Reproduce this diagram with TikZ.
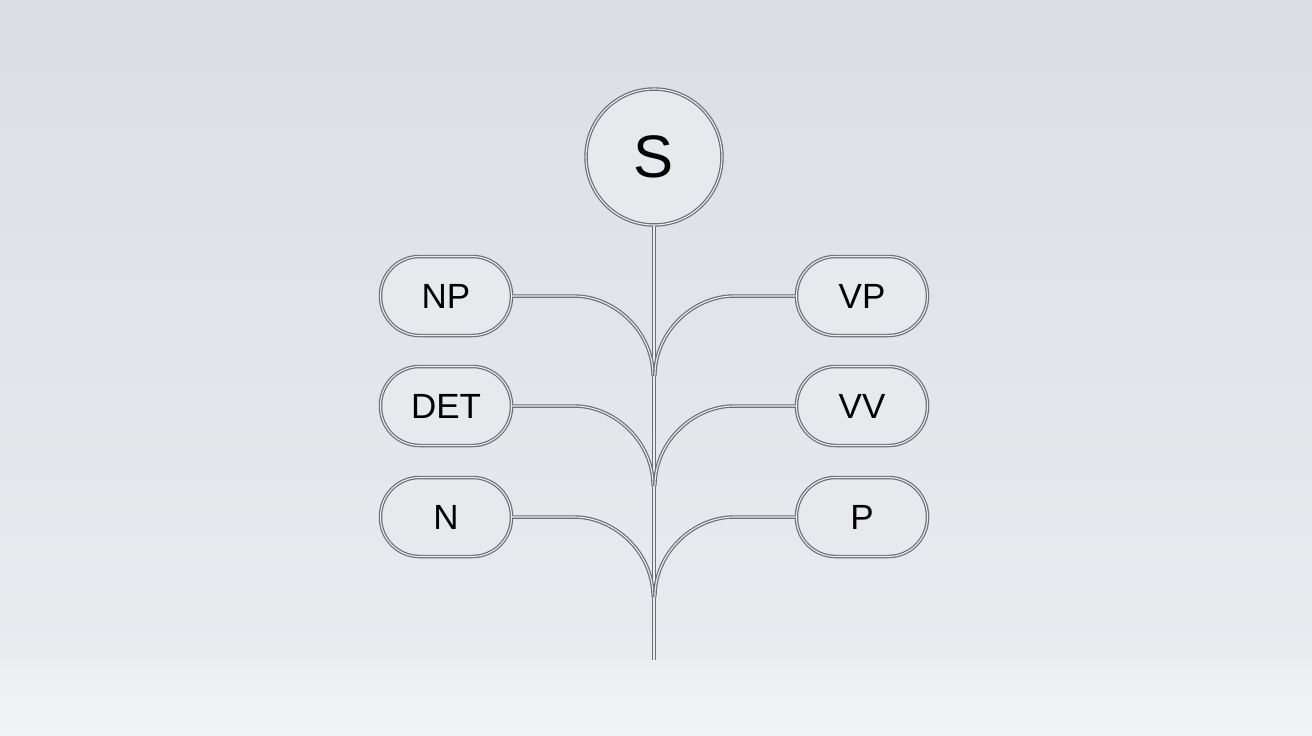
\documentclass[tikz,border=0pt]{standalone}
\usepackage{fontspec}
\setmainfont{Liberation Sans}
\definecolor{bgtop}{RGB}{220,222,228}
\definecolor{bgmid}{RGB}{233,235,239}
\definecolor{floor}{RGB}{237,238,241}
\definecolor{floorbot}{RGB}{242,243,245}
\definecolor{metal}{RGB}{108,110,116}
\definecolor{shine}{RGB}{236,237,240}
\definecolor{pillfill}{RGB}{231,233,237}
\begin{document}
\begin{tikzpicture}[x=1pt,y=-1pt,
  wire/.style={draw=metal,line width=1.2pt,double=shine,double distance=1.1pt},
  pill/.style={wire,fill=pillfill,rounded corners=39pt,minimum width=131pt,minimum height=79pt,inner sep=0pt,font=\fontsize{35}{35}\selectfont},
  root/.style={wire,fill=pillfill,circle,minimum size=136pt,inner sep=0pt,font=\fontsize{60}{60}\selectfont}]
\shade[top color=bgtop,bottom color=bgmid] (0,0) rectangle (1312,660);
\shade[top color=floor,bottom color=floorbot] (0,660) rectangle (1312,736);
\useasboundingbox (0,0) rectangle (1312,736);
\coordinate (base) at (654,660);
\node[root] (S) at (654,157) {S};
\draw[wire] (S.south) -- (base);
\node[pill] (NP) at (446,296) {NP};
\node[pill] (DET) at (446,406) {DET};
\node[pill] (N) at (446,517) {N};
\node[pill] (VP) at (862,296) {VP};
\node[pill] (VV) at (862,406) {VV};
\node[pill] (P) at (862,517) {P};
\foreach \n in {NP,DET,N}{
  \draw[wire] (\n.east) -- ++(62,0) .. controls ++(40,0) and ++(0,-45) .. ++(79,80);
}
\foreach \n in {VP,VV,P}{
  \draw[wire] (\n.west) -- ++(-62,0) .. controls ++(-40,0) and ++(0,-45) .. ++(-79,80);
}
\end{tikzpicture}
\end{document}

● ● ●

- Given problem
Transcribe the full listing above exactly, with the images removed.

- Exercise result
Reproduce this diagram with TikZ.
\documentclass[tikz,border=0pt]{standalone}
\usepackage{fontspec}
\setmainfont{Liberation Sans}
\definecolor{bgtop}{RGB}{220,222,228}
\definecolor{bgmid}{RGB}{233,235,239}
\definecolor{floor}{RGB}{237,238,241}
\definecolor{floorbot}{RGB}{242,243,245}
\definecolor{metal}{RGB}{108,110,116}
\definecolor{shine}{RGB}{236,237,240}
\definecolor{pillfill}{RGB}{231,233,237}
\begin{document}
\begin{tikzpicture}[x=1pt,y=-1pt,
  wire/.style={draw=metal,line width=1.2pt,double=shine,double distance=1.1pt},
  pill/.style={wire,fill=pillfill,rounded corners=39pt,minimum width=131pt,minimum height=79pt,inner sep=0pt,font=\fontsize{35}{35}\selectfont},
  root/.style={wire,fill=pillfill,circle,minimum size=136pt,inner sep=0pt,font=\fontsize{60}{60}\selectfont}]
\shade[top color=bgtop,bottom color=bgmid] (0,0) rectangle (1312,660);
\shade[top color=floor,bottom color=floorbot] (0,660) rectangle (1312,736);
\useasboundingbox (0,0) rectangle (1312,736);
\coordinate (base) at (654,660);
\node[root] (S) at (654,157) {S};
\draw[wire] (S.south) -- (base);
\node[pill] (NP) at (446,296) {NP};
\node[pill] (DET) at (446,406) {DET};
\node[pill] (N) at (446,517) {N};
\node[pill] (VP) at (862,296) {VP};
\node[pill] (VV) at (862,406) {VV};
\node[pill] (P) at (862,517) {P};
\foreach \n in {NP,DET,N}{
  \draw[wire] (\n.east) -- ++(62,0) .. controls ++(40,0) and ++(0,-45) .. ++(79,80);
}
\foreach \n in {VP,VV,P}{
  \draw[wire] (\n.west) -- ++(-62,0) .. controls ++(-40,0) and ++(0,-45) .. ++(-79,80);
}
\end{tikzpicture}
\end{document}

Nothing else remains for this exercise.